From the serene south comes the Macha of Cochin, the scourge of
globalization and the brand ambassador of toddy - LUNGI MAN. His
mission: to save Cochin from the villainous forces of globalization
and preserve its pristine beauty. Lungiman was a late entrant into the
superhero arena - he was like most malayalees, a B.Tech from the
Trivandrum Institute of Technology and Science (fondly referred to as
T.I.T.S) working in an Oil company in the Gulf and saving up for his
two storey house with coconut trees in the backyard. But on seeing how
globalization was laying waste to his beautiful city, he packed his
bags, cancelled his visa, loaded a container full of gifts for his
relatives and has since then never looked back. Resplendent in a
colorful lungi and white banian, time and again he foils the attempts
of that Saville Row suit clad, Harvard educated arch villain yuM yeN
C. This vile fellow has set his eyes on the virgin lands of Cochin,
seeking to turn rubber plantations to glitzy malls, banana plantations
to high rises and ruin local enterprise by bringing in his chain of
discount stores with imported cheap goods. The smell of coconut oil
wafts through the air announcing his arrival as he strides into the
room, running his hand through his curly black hair and scratching his
chest, the very symbol of manhood (read hirsuteness). White towel tied
around his forehead, his luxuriant moustache damp with perspiration
Lungiman makes his way through the pack of yuM yeN C’s henchmen. One
flick of the lungi and a goon is knocked senseless. His enemies may be
many but don’t you worry, he’ll surely turn them into curry. Watch out
for him as he takes to the sky, the lungi doubling up as his cape and
helping him fly, his crown jewels covered by his knee length drawers.
The solar panels incorporated into his gold chain provide the energy
to power his lungi and his bullet proof banian.
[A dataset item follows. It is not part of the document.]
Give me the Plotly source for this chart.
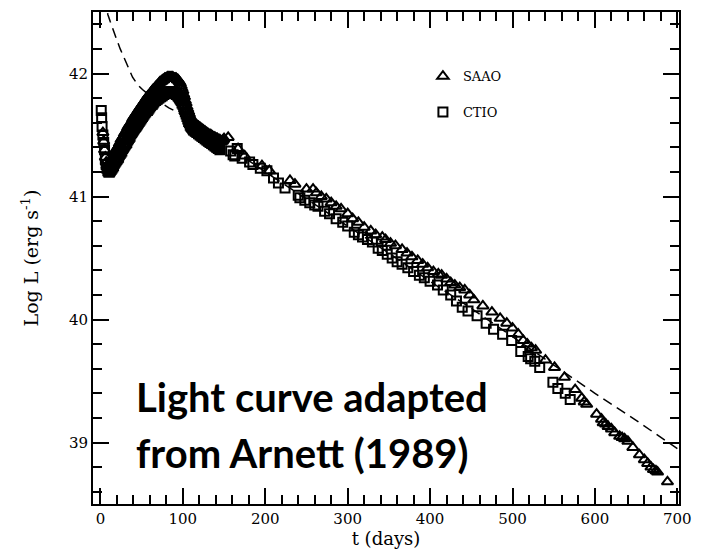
import plotly.graph_objects as go

# --- SAAO bolometric light curve (days since explosion, log L in erg/s)
# Nightly photometry around the maximum
saao_early_t = list(range(3, 151))
saao_early_logl = [
    41.52, 41.45, 41.38, 41.32, 41.28, 41.25, 41.24, 41.25,                 # 3-10
    41.26, 41.27, 41.29, 41.30, 41.32, 41.33, 41.35, 41.36, 41.38, 41.39,   # 11-20
    41.40, 41.41, 41.43, 41.44, 41.46, 41.47, 41.48, 41.49, 41.51, 41.52,   # 21-30
    41.53, 41.54, 41.56, 41.57, 41.58, 41.59, 41.60, 41.61, 41.63, 41.64,   # 31-40
    41.65, 41.66, 41.67, 41.68, 41.69, 41.70, 41.71, 41.72, 41.73, 41.74,   # 41-50
    41.75, 41.76, 41.77, 41.78, 41.79, 41.80, 41.81, 41.82, 41.82, 41.83,   # 51-60
    41.84, 41.85, 41.86, 41.87, 41.87, 41.88, 41.89, 41.90, 41.90, 41.91,   # 61-70
    41.92, 41.93, 41.93, 41.94, 41.94, 41.95, 41.95, 41.96, 41.96, 41.96,   # 71-80
    41.97, 41.97, 41.97, 41.97, 41.97, 41.97, 41.97, 41.97, 41.96, 41.96,   # 81-90
    41.96, 41.96, 41.95, 41.95, 41.94, 41.93, 41.92, 41.90, 41.88, 41.86,   # 91-100
    41.83, 41.81, 41.78, 41.76, 41.73, 41.71, 41.69, 41.67, 41.65, 41.63,   # 101-110
    41.62, 41.61, 41.60, 41.59, 41.59, 41.58, 41.58, 41.57, 41.57, 41.56,   # 111-120
    41.56, 41.55, 41.55, 41.54, 41.54, 41.53, 41.53, 41.52, 41.52, 41.51,   # 121-130
    41.51, 41.50, 41.50, 41.50, 41.49, 41.49, 41.48, 41.48, 41.48, 41.47,   # 131-140
    41.47, 41.47, 41.46, 41.46, 41.46, 41.45, 41.45, 41.45, 41.46, 41.47,   # 141-150
]
# Tail (radioactive decay phase)
saao_late_t = [155, 167, 175, 196, 205, 230, 236, 250, 258, 262, 268, 274, 280, 286,
               292, 300, 306, 313, 320, 328, 334, 342, 346, 352, 358, 366, 372, 378,
               385, 391, 397, 404, 410, 414, 420, 425, 430, 436, 442, 448, 453, 464,
               475, 485, 493, 500, 507, 513, 518, 523, 528, 540, 551, 563, 576, 584,
               587, 590, 602, 608, 610, 613, 616, 620, 624, 630, 633, 636, 640, 646,
               654, 660, 664, 668, 671, 674, 676, 688]
saao_late_logl = [41.48, 41.39, 41.33, 41.25, 41.21, 41.13, 41.10, 41.06, 41.06, 41.03,
                  41.00, 40.98, 40.95, 40.92, 40.90, 40.86, 40.82, 40.79, 40.75, 40.72,
                  40.69, 40.67, 40.65, 40.62, 40.60, 40.57, 40.54, 40.51, 40.48, 40.45,
                  40.42, 40.39, 40.37, 40.36, 40.33, 40.30, 40.28, 40.26, 40.24, 40.20,
                  40.16, 40.11, 40.06, 40.01, 39.97, 39.93, 39.88, 39.83, 39.80, 39.77,
                  39.75, 39.67, 39.61, 39.53, 39.43, 39.36, 39.33, 39.31, 39.23, 39.19,
                  39.16, 39.15, 39.13, 39.11, 39.08, 39.05, 39.04, 39.03, 39.01, 38.96,
                  38.90, 38.86, 38.83, 38.80, 38.78, 38.77, 38.76, 38.68]

# --- CTIO bolometric light curve
ctio_early_t = [1, 1.5, 2] + list(range(3, 146))
ctio_early_logl = [
    41.70, 41.64, 41.57,                                                    # 1-2
    41.50, 41.44, 41.38, 41.31, 41.26, 41.23, 41.21, 41.20,                 # 3-10
    41.20, 41.21, 41.22, 41.23, 41.24, 41.25, 41.27, 41.28, 41.29, 41.30,   # 11-20
    41.31, 41.32, 41.34, 41.35, 41.36, 41.37, 41.39, 41.40, 41.41, 41.42,   # 21-30
    41.43, 41.44, 41.46, 41.47, 41.48, 41.49, 41.51, 41.52, 41.53, 41.54,   # 31-40
    41.55, 41.56, 41.57, 41.58, 41.59, 41.60, 41.61, 41.62, 41.63, 41.64,   # 41-50
    41.65, 41.66, 41.67, 41.68, 41.69, 41.70, 41.70, 41.71, 41.72, 41.73,   # 51-60
    41.74, 41.75, 41.75, 41.76, 41.77, 41.78, 41.78, 41.79, 41.79, 41.80,   # 61-70
    41.80, 41.81, 41.81, 41.82, 41.82, 41.83, 41.83, 41.84, 41.84, 41.84,   # 71-80
    41.85, 41.85, 41.85, 41.85, 41.85, 41.85, 41.85, 41.85, 41.85, 41.84,   # 81-90
    41.84, 41.83, 41.83, 41.82, 41.81, 41.80, 41.79, 41.78, 41.76, 41.75,   # 91-100
    41.73, 41.71, 41.69, 41.67, 41.65, 41.63, 41.61, 41.60, 41.58, 41.57,   # 101-110
    41.56, 41.55, 41.54, 41.54, 41.53, 41.53, 41.52, 41.52, 41.51, 41.51,   # 111-120
    41.50, 41.50, 41.49, 41.49, 41.48, 41.48, 41.47, 41.47, 41.46, 41.46,   # 121-130
    41.45, 41.45, 41.44, 41.44, 41.43, 41.43, 41.42, 41.42, 41.41, 41.41,   # 131-140
    41.40, 41.40, 41.39, 41.39, 41.38,                                      # 141-145
]
ctio_late_t = [158, 161, 163, 166, 172, 181, 185, 194, 202, 210, 216, 224, 240, 242,
               248, 254, 260, 264, 272, 278, 286, 294, 300, 308, 313, 318, 324, 330,
               337, 342, 348, 354, 360, 366, 373, 380, 387, 393, 400, 409, 416, 425,
               432, 439, 446, 457, 468, 477, 488, 499, 510, 519, 522, 527, 533, 549,
               555, 564, 570]
ctio_late_logl = [41.37, 41.34, 41.33, 41.39, 41.31, 41.28, 41.26, 41.23, 41.21, 41.15,
                  41.11, 41.07, 41.01, 40.99, 40.97, 40.95, 40.93, 40.92, 40.88, 40.86,
                  40.82, 40.79, 40.76, 40.71, 40.69, 40.67, 40.65, 40.63, 40.58, 40.56,
                  40.53, 40.50, 40.47, 40.45, 40.42, 40.39, 40.36, 40.34, 40.31, 40.28,
                  40.24, 40.20, 40.15, 40.10, 40.07, 40.03, 39.97, 39.92, 39.88, 39.83,
                  39.74, 39.70, 39.68, 39.66, 39.61, 39.49, 39.44, 39.40, 39.35]

# --- Model light curve (dashed)
model_t = [6, 9, 12, 15, 19, 24, 29, 34, 39, 45, 51, 60, 71, 83, 95, 111, 130, 150,
           200, 250, 300, 350, 400, 450, 500, 552, 600, 650, 700]
model_logl = [42.62, 42.48, 42.42, 42.36, 42.29, 42.20, 42.12, 42.04, 41.97, 41.91,
              41.87, 41.82, 41.77, 41.72, 41.68, 41.61, 41.52, 41.43, 41.20, 40.98,
              40.76, 40.54, 40.31, 40.09, 39.86, 39.62, 39.40, 39.18, 38.95]

x_range = [-9, 702]
y_range = [38.5, 42.5]

SERIF = "DejaVu Serif"

fig = go.Figure()

fig.add_trace(go.Scatter(
    x=model_t, y=model_logl, mode="lines",
    line=dict(color="black", width=1.5, dash="10px,6px"),
    showlegend=False, hoverinfo="skip",
))

fig.add_trace(go.Scatter(
    x=saao_early_t + saao_late_t, y=saao_early_logl + saao_late_logl,
    mode="markers", name="SAAO", legendgroup="a",
    marker=dict(symbol="triangle-up-open", size=10, color="black",
                line=dict(width=2, color="black")),
))

fig.add_trace(go.Scatter(
    x=ctio_early_t + ctio_late_t, y=ctio_early_logl + ctio_late_logl,
    mode="markers", name="CTIO", legendgroup="b",
    marker=dict(symbol="square-open", size=9, color="black",
                line=dict(width=2, color="black")),
))

axis_common = dict(
    showline=True, linecolor="black", linewidth=2, mirror="allticks",
    ticks="inside", ticklen=16, tickwidth=1.6, tickcolor="black",
    showgrid=False, zeroline=False,
    tickfont=dict(family=SERIF, size=15, color="black"),
)

fig.update_xaxes(
    range=x_range, tick0=0, dtick=100,
    minor=dict(ticks="inside", ticklen=9, tickwidth=1.6, tickcolor="black",
               dtick=20, tick0=0, showgrid=False),
    title=dict(text="t (days)", font=dict(family=SERIF, size=18, color="black"),
               standoff=0),
    **axis_common,
)
fig.update_yaxes(
    range=y_range, tick0=39, dtick=1,
    minor=dict(ticks="inside", ticklen=9, tickwidth=1.6, tickcolor="black",
               dtick=0.2, tick0=39, showgrid=False),
    title=dict(text="Log L (erg s<sup>-1</sup>)",
               font=dict(family=SERIF, size=19, color="black"), standoff=25),
    **axis_common,
)

fig.add_annotation(
    text="<b>Light curve adapted</b>", xref="paper", yref="paper",
    x=0.07, y=0.165, xanchor="left", yanchor="bottom", showarrow=False,
    font=dict(family="Lato", size=40, color="black"),
)
fig.add_annotation(
    text="<b>from Arnett (1989)</b>", xref="paper", yref="paper",
    x=0.07, y=0.05, xanchor="left", yanchor="bottom", showarrow=False,
    font=dict(family="Lato", size=40, color="black"),
)

fig.update_layout(
    width=702, height=551,
    margin=dict(l=93, r=14, t=10, b=46),
    paper_bgcolor="white", plot_bgcolor="white",
    legend=dict(x=0.563, y=0.9, xanchor="left", yanchor="top",
                bgcolor="rgba(0,0,0,0)", tracegroupgap=16,
                font=dict(family=SERIF, size=13, color="black")),
)

fig.write_html("out.html")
Tears of gratitude in
their eyes, the women of Cochin tell stories of how Lungiman saved
their sons by turning them away from their rummy playing, Gold Flake
smoking and brandy drinking unemployed days and found them gainful
employment in the myriad cooperatives that he has helped start. He may
love his toddy, but this is one superhero whose nuts are in the right
place. Perched atop the coconut trees, he is the master of all he
surveys. Rest assured the citizens of Cochin can sleep peacefully ay
night knowing that lungiman has tied his lungi tight and so
everything’s going to be all right.

Next stop for the Lungiman’s houseboat : Ahmedabad!!